29 September 2013
Respected seniors and my dear fellow mates, I have a query.
A husband having a pension income (tax bracket 10%) wants to give his wife Rs. 10, 00,000 /- (Ten lakh rupees). Wife is a home maker and non-filer of income tax. Now how the husband can give the amount to wife so that to avoid clubbing of income from the income earned from that money.
I understand some points:
1. That if the wife put the money in fixed deposit then the interest so earned will be clubbed with the husband’s income. So, cannot do that.
2. Again, I think loan to wife is not valid as he doesn’t have the license to do that, i.e.against RBI provisions and charging interest for the same will contravene the provisions of PML Act, 2002. Though, vide argument, if it is valid, please quote the section of the I.T.Act, 1961 or cite a case history.
3. Jewellery, the wife does not have much so as to fulfill the term of “adequate consideration” which she could have given to her husband.
4. Only Left is PPF. If the wife puts the money in PPF then that is the only way, I think, to save the full interest so earned from that money and it wont be clubbed.

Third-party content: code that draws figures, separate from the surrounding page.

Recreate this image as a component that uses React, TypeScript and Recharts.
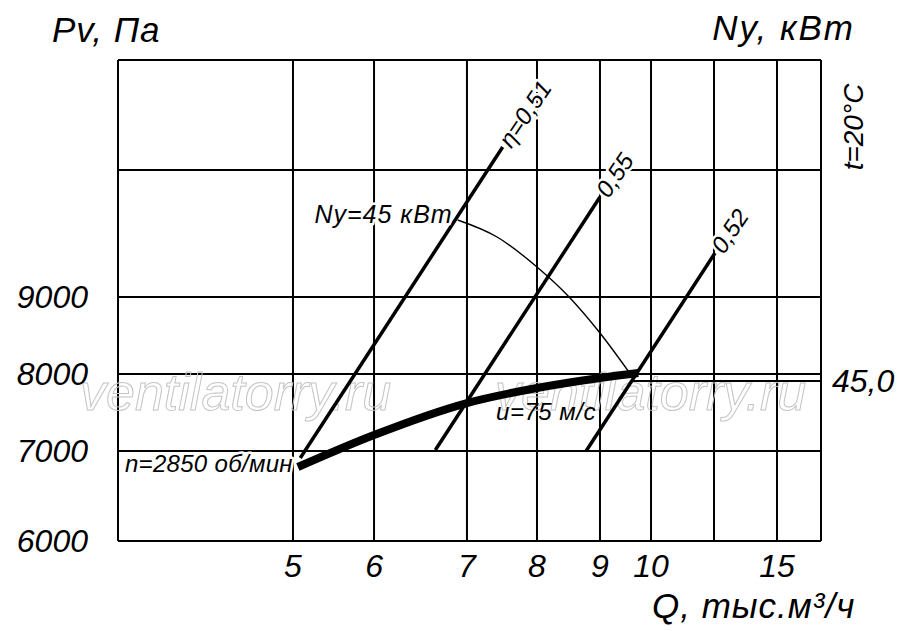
import React from 'react';
import { ComposedChart, Line, XAxis, YAxis, CartesianGrid, LabelList, Customized } from 'recharts';

// ---------- axes ----------
const qTicks = [5, 6, 7, 8, 9, 10, 12.5, 15];
const qTickLabels = ['5', '6', '7', '8', '9', '10', '', '15'];
const qDomain = [4, 17];
const pTicks = [6000, 7000, 8000, 9000, 11000];
const pTickLabels = ['6000', '7000', '8000', '9000', ''];
const pDomain = [6000, 13000];

// the drawing uses a non-uniform (hand-drawn, roughly logarithmic) grid:
// knot values and their relative position along each axis
const qKnots = [4, 5, 6, 7, 8, 9, 10, 12.5, 15, 17];
const qKnotPos = [0, 0.2489, 0.3642, 0.4964, 0.596, 0.6856, 0.7582, 0.8478, 0.9374, 1];
const pKnots = [6000, 7000, 8000, 9000, 11000, 13000];
const pKnotPos = [0, 0.1871, 0.3472, 0.5073, 0.7713, 1];

// ---------- series ----------
// fan characteristic n = 2850 rpm
const mainQ = [5.06, 6, 7, 8, 9, 9.75];
const mainP = [6822, 7208, 7623, 7818, 7948, 8013];
// efficiency lines
const eta051Q = [5.09, 7.51];
const eta051P = [6922, 11418];
const eta055Q = [6.66, 9.0];
const eta055P = [7013, 10575];
const eta052Q = [8.78, 12.54];
const eta052P = [7000, 9693];
// installed power Ny = 45 kW curve
const nyArcQ = [6.9, 7.43, 8, 8.51, 9, 9.65];
const nyArcP = [10213, 9945, 9472, 9000, 8532, 7948];
// Ny = 45,0 level to the right scale
const nyLevelQ = [9.65, 17];
const nyLevelP = [7909, 7909];

const toRows = (qs: number[], ps: number[]) => qs.map((q, i) => ({ q, p: ps[i] }));
const mainData = toRows(mainQ, mainP);
const eta051Data = toRows(eta051Q, eta051P);
const eta055Data = toRows(eta055Q, eta055P);
const eta052Data = toRows(eta052Q, eta052P);
const nyArcData = toRows(nyArcQ, nyArcP);
const nyLevelData = toRows(nyLevelQ, nyLevelP);

// ---------- piecewise scale (d3-like interface) ----------
function makeKnotScale(knots: number[], pos: number[], d?: number[], r?: number[]): any {
  let dom: number[] = d ? [...d] : [knots[0], knots[knots.length - 1]];
  let rng: number[] = r ? [...r] : [0, 1];
  const frac = (v: number) => {
    const n = knots.length;
    let i = 0;
    if (v <= knots[0]) i = 0;
    else if (v >= knots[n - 1]) i = n - 2;
    else {
      while (i < n - 2 && v > knots[i + 1]) i++;
    }
    const t = (v - knots[i]) / (knots[i + 1] - knots[i]);
    return pos[i] + t * (pos[i + 1] - pos[i]);
  };
  const scale: any = (v: any) => rng[0] + frac(Number(v)) * (rng[1] - rng[0]);
  scale.domain = (x?: any) => {
    if (x === undefined) return dom;
    dom = [...x];
    return scale;
  };
  scale.range = (x?: any) => {
    if (x === undefined) return rng;
    rng = [...x];
    return scale;
  };
  scale.copy = () => makeKnotScale(knots, pos, dom, rng);
  scale.ticks = () => knots.slice();
  scale.tickFormat = () => (v: any) => String(v);
  scale.invert = (px: number) => {
    const f = (px - rng[0]) / (rng[1] - rng[0]);
    let i = 0;
    while (i < pos.length - 2 && f > pos[i + 1]) i++;
    const t = (f - pos[i]) / (pos[i + 1] - pos[i]);
    return knots[i] + t * (knots[i + 1] - knots[i]);
  };
  scale.clamp = () => scale;
  scale.nice = () => scale;
  return scale;
}

const qScale = makeKnotScale(qKnots, qKnotPos);
const pScale = makeKnotScale(pKnots, pKnotPos);

const FONT = "'Liberation Sans', Arial, sans-serif";
const halo = { stroke: '#fff', strokeWidth: 5, paintOrder: 'stroke' as const, strokeLinejoin: 'round' as const };

const getXY = (p: any) => ({
  x: Number(p.x ?? p.viewBox?.x),
  y: Number(p.y ?? p.viewBox?.y),
});

const QTick = (props: any) => {
  const { x, y, payload } = props;
  const label = qTickLabels[qTicks.indexOf(payload.value)] ?? '';
  return (
    <text x={x} y={y} textAnchor="middle" fontFamily={FONT} fontStyle="italic" fontSize={32} fill="#000">
      {label}
    </text>
  );
};

const PTick = (props: any) => {
  const { x, y, payload } = props;
  const label = pTickLabels[pTicks.indexOf(payload.value)] ?? '';
  return (
    <text x={x} y={y} dy="0.33em" textAnchor="end" fontFamily={FONT} fontStyle="italic" fontSize={32} fill="#000">
      {label}
    </text>
  );
};

const rotatedEnd = (text: string, idx: number) => (props: any) => {
  if (props.index !== idx) return null;
  const { x, y } = getXY(props);
  return (
    <text
      x={x + 3}
      y={y}
      dy="0.35em"
      transform={`rotate(-56 ${x} ${y})`}
      fontFamily={FONT}
      fontStyle="italic"
      fontSize={24}
      fill="#000"
      {...halo}
    >
      {text}
    </text>
  );
};

const pointLabel = (text: string, idx: number, dx: number, dy: number, anchor: string, size: number, spacing = 0, withHalo = true) => (props: any) => {
  if (props.index !== idx) return null;
  const { x, y } = getXY(props);
  return (
    <text
      x={x + dx}
      y={y + dy}
      textAnchor={anchor}
      fontFamily={FONT}
      fontStyle="italic"
      fontSize={size}
      letterSpacing={spacing}
      fill="#000"
      {...(withHalo ? halo : {})}
    >
      {text}
    </text>
  );
};

const Titles = () => (
  <g fontFamily={FONT} fontStyle="italic" fill="#000">
    <text x={52} y={42} fontSize={35} letterSpacing={1}>Pv, Па</text>
    <text x={855} y={40} fontSize={35} letterSpacing={2} textAnchor="end">Ny, кВт</text>
    <text x={0} y={0} transform="translate(863,127) rotate(-90)" textAnchor="middle" fontSize={28}>t=20°C</text>
    <text x={652} y={618} fontSize={35} letterSpacing={1}>Q, тыс.м³/ч</text>
  </g>
);

const Watermark = () => (
  <g fontFamily={FONT} fontStyle="italic" fontSize={52} fill="none" stroke="#c4c4c4" strokeWidth={1}>
    <text x={80} y={410}>ventilatorry.ru</text>
    <text x={495} y={410}>ventilatorry.ru</text>
  </g>
);

export default function App() {
  return (
    <div style={{ position: 'absolute', left: 0, top: 0, width: 900, height: 631, background: '#fff' }}>
      <ComposedChart width={900} height={631} margin={{ top: 60, right: 79, bottom: 30, left: 18 }}>
        <CartesianGrid stroke="#000" strokeWidth={2} fill="none" />
        <XAxis
          xAxisId={0}
          type="number"
          dataKey="q"
          scale={qScale}
          domain={qDomain}
          ticks={qTicks}
          interval={0}
          height={60}
          tickSize={0}
          tickMargin={36}
          axisLine={false}
          tickLine={false}
          tick={QTick}
        />
        <YAxis
          yAxisId={0}
          type="number"
          dataKey="p"
          scale={pScale}
          domain={pDomain}
          ticks={pTicks}
          interval={0}
          width={100}
          tickSize={0}
          tickMargin={30}
          axisLine={false}
          tickLine={false}
          tick={PTick}
        />
        <Line data={nyLevelData} dataKey="p" type="linear" stroke="#000" strokeWidth={1.8} dot={false} isAnimationActive={false}>
          <LabelList dataKey="p" content={pointLabel('45,0', 1, 11, 11, 'start', 32, 0, false)} />
        </Line>
        <Line data={nyArcData} dataKey="p" type="monotone" stroke="#000" strokeWidth={1.4} dot={false} isAnimationActive={false}>
          <LabelList dataKey="p" content={pointLabel('Ny=45 кВт', 0, -5, 3, 'end', 25, 1)} />
        </Line>
        <Line data={eta051Data} dataKey="p" type="linear" stroke="#000" strokeWidth={3.5} dot={false} isAnimationActive={false}>
          <LabelList dataKey="p" content={rotatedEnd('η=0,51', 1)} />
        </Line>
        <Line data={eta055Data} dataKey="p" type="linear" stroke="#000" strokeWidth={3.5} dot={false} isAnimationActive={false}>
          <LabelList dataKey="p" content={rotatedEnd('0,55', 1)} />
        </Line>
        <Line data={eta052Data} dataKey="p" type="linear" stroke="#000" strokeWidth={3.5} dot={false} isAnimationActive={false}>
          <LabelList dataKey="p" content={rotatedEnd('0,52', 1)} />
        </Line>
        <Line data={mainData} dataKey="p" type="monotone" stroke="#000" strokeWidth={8} dot={false} isAnimationActive={false}>
          <LabelList dataKey="p" content={pointLabel('n=2850 об/мин', 0, -5, 5, 'end', 24, 0.3)} />
          <LabelList dataKey="p" content={pointLabel('u=75 м/с', 3, 9, 32, 'middle', 24, 0.5, false)} />
        </Line>
        <Customized component={Titles} />
        <Customized component={Watermark} />
      </ComposedChart>
    </div>
  );
}
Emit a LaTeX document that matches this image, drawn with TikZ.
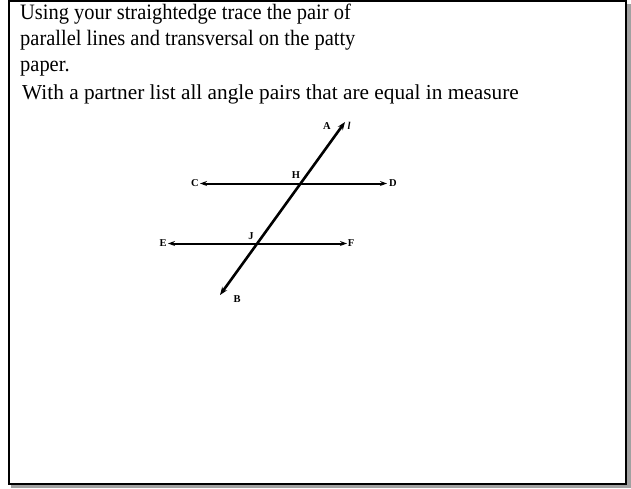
\documentclass[tikz,border=0pt]{standalone}
\usepackage{fontspec}
\setmainfont{Liberation Serif}
\newfontfamily\narrowserif[FakeStretch=0.93]{Liberation Serif}
\usetikzlibrary{arrows.meta}
\begin{document}
\begin{tikzpicture}[x=1pt,y=-1pt,
  big/.style={anchor=base west,inner sep=0pt,font=\narrowserif\fontsize{22}{26}\selectfont},
  mid/.style={anchor=base west,inner sep=0pt,font=\fontsize{21.3}{24}\selectfont},
  lbl/.style={inner sep=0pt,font=\fontsize{10.5}{12}\selectfont\bfseries},
  line2/.style={line width=2pt,{Stealth[length=7pt,width=5pt]}-{Stealth[length=7pt,width=5pt]}},
  trans/.style={line width=2.6pt,{Stealth[length=8pt,width=6pt]}-{Stealth[length=8pt,width=6pt]}}]
\useasboundingbox (0,0) rectangle (631,488);
% frame with shadow
\fill[gray!95!black!70] (11,4) rectangle (631,488);
\draw[line width=2pt,fill=white] (9,1) rectangle (626,484);
% text
\node[big] (t1) at (20,19.5) {Using your straightedge trace the pair of};
\node[big] (t2) at (20,45.5) {parallel lines and transversal on the patty};
\node[big] (t3) at (20,71) {paper.};
\node[mid] (t4) at (22,99) {With a partner list all angle pairs that are equal in measure};
% geometry
\coordinate (A) at (345,122);
\coordinate (B) at (220,295);
\coordinate (C) at (200,183.5);
\coordinate (D) at (387,183.5);
\coordinate (E) at (168,243.5);
\coordinate (F) at (347,243.5);
\draw[line2] (C) -- (D);
\draw[line2] (E) -- (F);
\draw[trans] (B) -- (A);
% labels
\node[lbl] (lA) at (327,126) {A};
\node[lbl] (ll) at (349,126) {\itshape l};
\node[lbl] (lC) at (195,183.5) {C};
\node[lbl] (lD) at (393,183.5) {D};
\node[lbl] (lH) at (296,175) {H};
\node[lbl] (lJ) at (251,236) {J};
\node[lbl] (lE) at (163,243.5) {E};
\node[lbl] (lF) at (351,243.5) {F};
\node[lbl] (lB) at (237,299) {B};
\end{tikzpicture}
\end{document}
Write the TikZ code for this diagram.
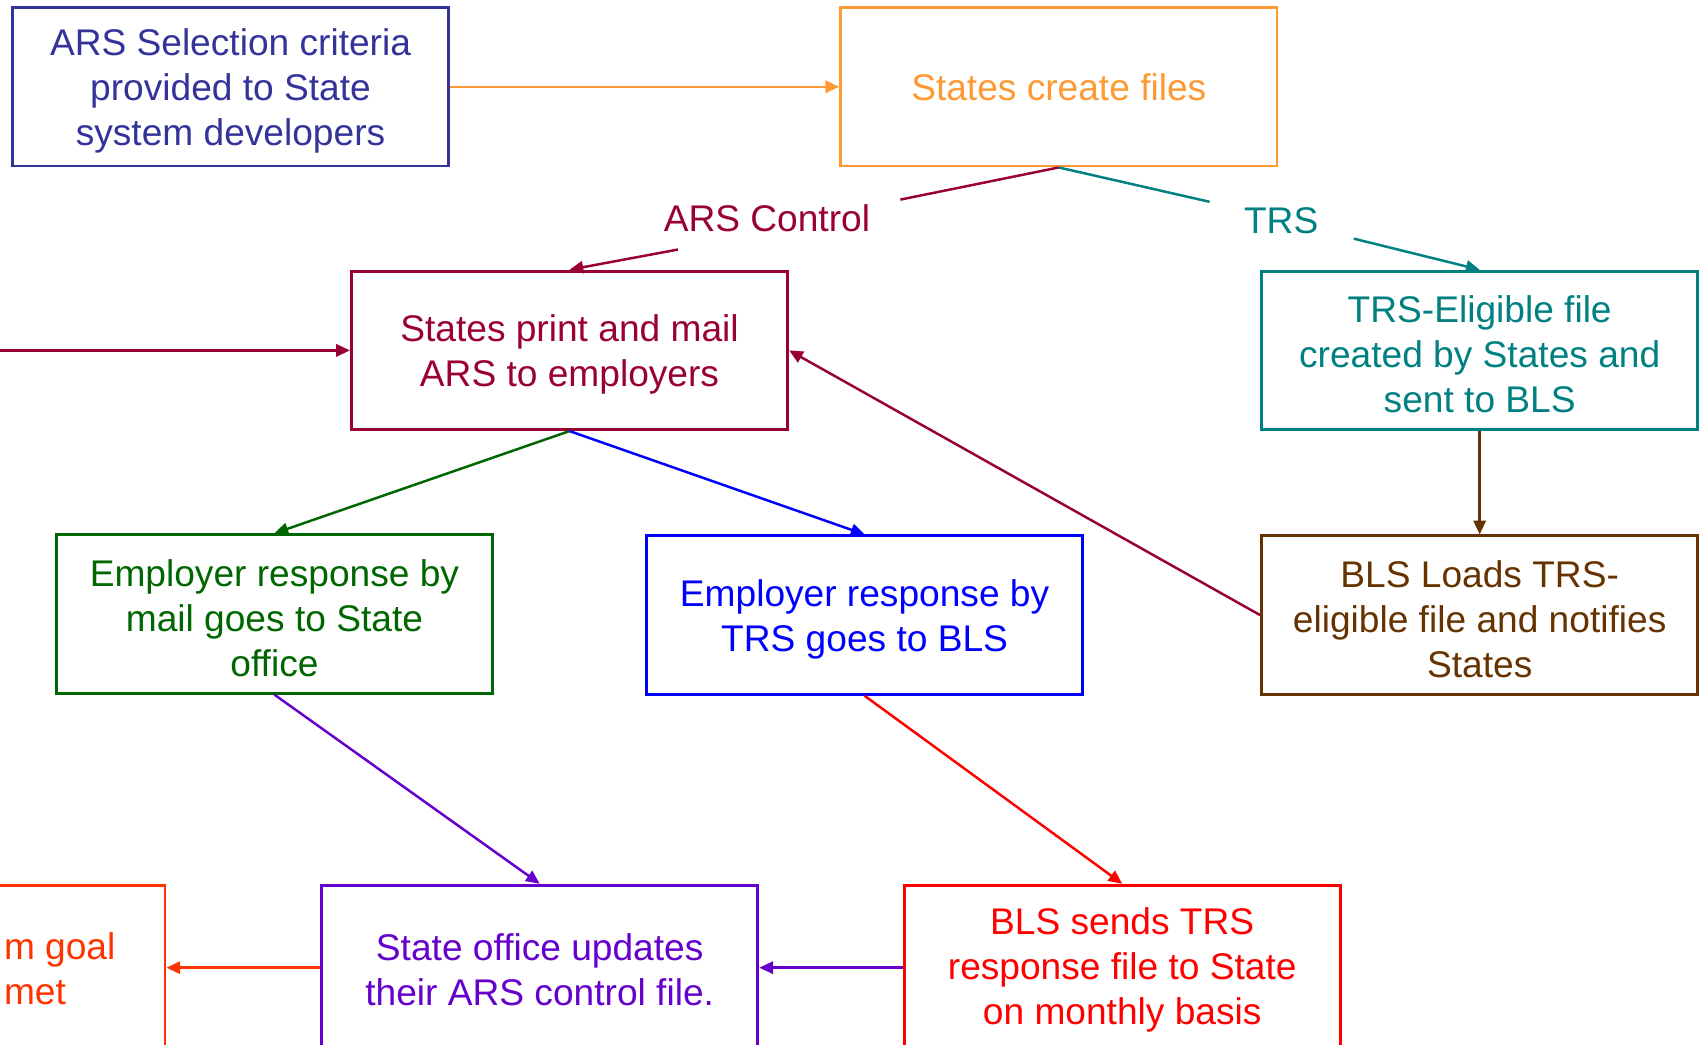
\documentclass[tikz,border=0pt]{standalone}
\usepackage{fontspec}
\setmainfont{Liberation Sans}
\usetikzlibrary{arrows.meta}
\definecolor{cindigo}{HTML}{333399}
\definecolor{corange}{HTML}{FF9933}
\definecolor{ccrimson}{HTML}{990033}
\definecolor{cteal}{HTML}{008080}
\definecolor{cgreen}{HTML}{006600}
\definecolor{cblue}{HTML}{0000FF}
\definecolor{cbrown}{HTML}{663300}
\definecolor{cred}{HTML}{FF0000}
\definecolor{cpurple}{HTML}{6600CC}
\definecolor{corred}{HTML}{FF3300}
\newcommand\topgap{\rule{0pt}{9.3pt}}
\newcommand\lowgap{\rule{0pt}{8.2pt}}
\begin{document}
\begin{tikzpicture}[x=0.01cm,y=-0.01cm,
  txt/.style={font=\fontsize{9.73}{11.8}\selectfont},
  box/.style={draw, line width=0.75pt, minimum width=4.02cm, minimum height=1.46cm,
    align=center, inner sep=0pt, txt},
  lowbox/.style={box, minimum height=1.52cm},
  conn/.style={line width=0.65pt, -{Triangle[length=3.6pt,width=3.2pt]}},
  plainline/.style={line width=0.65pt},
  lbl/.style={txt, inner sep=0pt}]
\useasboundingbox (0,0) rectangle (1568,963);
\clip (0,0) rectangle (1568,963);

\node[box, draw=cindigo, text=cindigo] (ars) at (212.5,80)
  {\topgap ARS Selection criteria\\provided to State\\system developers};
\node[box, draw=corange, text=corange] (sc) at (976,80) {States create files};
\node[box, draw=ccrimson, text=ccrimson] (sp) at (525,323)
  {\topgap States print and mail\\ARS to employers};
\node[box, draw=cteal, text=cteal] (trs) at (1364,323)
  {\topgap TRS-Eligible file\\created by States and\\sent to BLS};
\node[box, draw=cgreen, text=cgreen] (em) at (253,566)
  {\topgap Employer response by\\mail goes to State\\office};
\node[box, draw=cblue, text=cblue] (et) at (797,567)
  {\topgap Employer response by\\TRS goes to BLS};
\node[box, draw=cbrown, text=cbrown] (bl) at (1364,567)
  {\topgap BLS Loads TRS-\\eligible file and notifies\\States};
\node[lowbox, draw=cpurple, text=cpurple] (so) at (497.5,892)
  {\lowgap State office updates\\their ARS control file.};
\node[lowbox, draw=cred, text=cred] (bs) at (1034.5,892)
  {\lowgap BLS sends TRS\\response file to State\\on monthly basis};
\node[lowbox, draw=corred] (goal) at (-49,892) {};
\node[lbl, text=corred, align=left, anchor=west] (goaltxt) at (3,893) {m goal\\met};

\node[lbl, text=ccrimson] (arsctl) at (707,201) {ARS Control};
\node[lbl, text=cteal] (trslbl) at (1181,203) {TRS};

\coordinate (a1) at (830,184);
\coordinate (a2) at (625,230);
\coordinate (t1) at (1115,186);
\coordinate (t2) at (1248,220);
\coordinate (lin) at (-10,323);

\draw[conn, corange] (ars.east) -- (sc.west);
\draw[plainline, ccrimson] (sc.south) -- (a1);
\draw[conn, ccrimson] (a2) -- (sp.north);
\draw[plainline, cteal] (sc.south) -- (t1);
\draw[conn, cteal] (t2) -- (trs.north);
\draw[conn, ccrimson] (lin) -- (sp.west);
\draw[conn, cbrown] (trs.south) -- (bl.north);
\draw[conn, ccrimson] (bl.west) -- (sp.east);
\draw[conn, cgreen] (sp.south) -- (em.north);
\draw[conn, cblue] (sp.south) -- (et.north);
\draw[conn, cpurple] (em.south) -- (so.north);
\draw[conn, cred] (et.south) -- (bs.north);
\draw[conn, cpurple] (bs.west) -- (so.east);
\draw[conn, corred] (so.west) -- (goal.east);
\end{tikzpicture}
\end{document}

Any other way by which the money can be transferred by the husband to the wife and she can invest by which the income which will be derived will not be clubbed with the husband’s income?
Any other valuable tips. Please comment. Need your advice and suggestions asap. And correct me if I am wrong with the above mentioned points.
29 September 2013
You can use option 2, u dont need a licence to lend!!
PPF is not the only option. You can invest in equity mutual funds too and hold for more than 1 year. investment in any tax free avenue will take care of clubbing.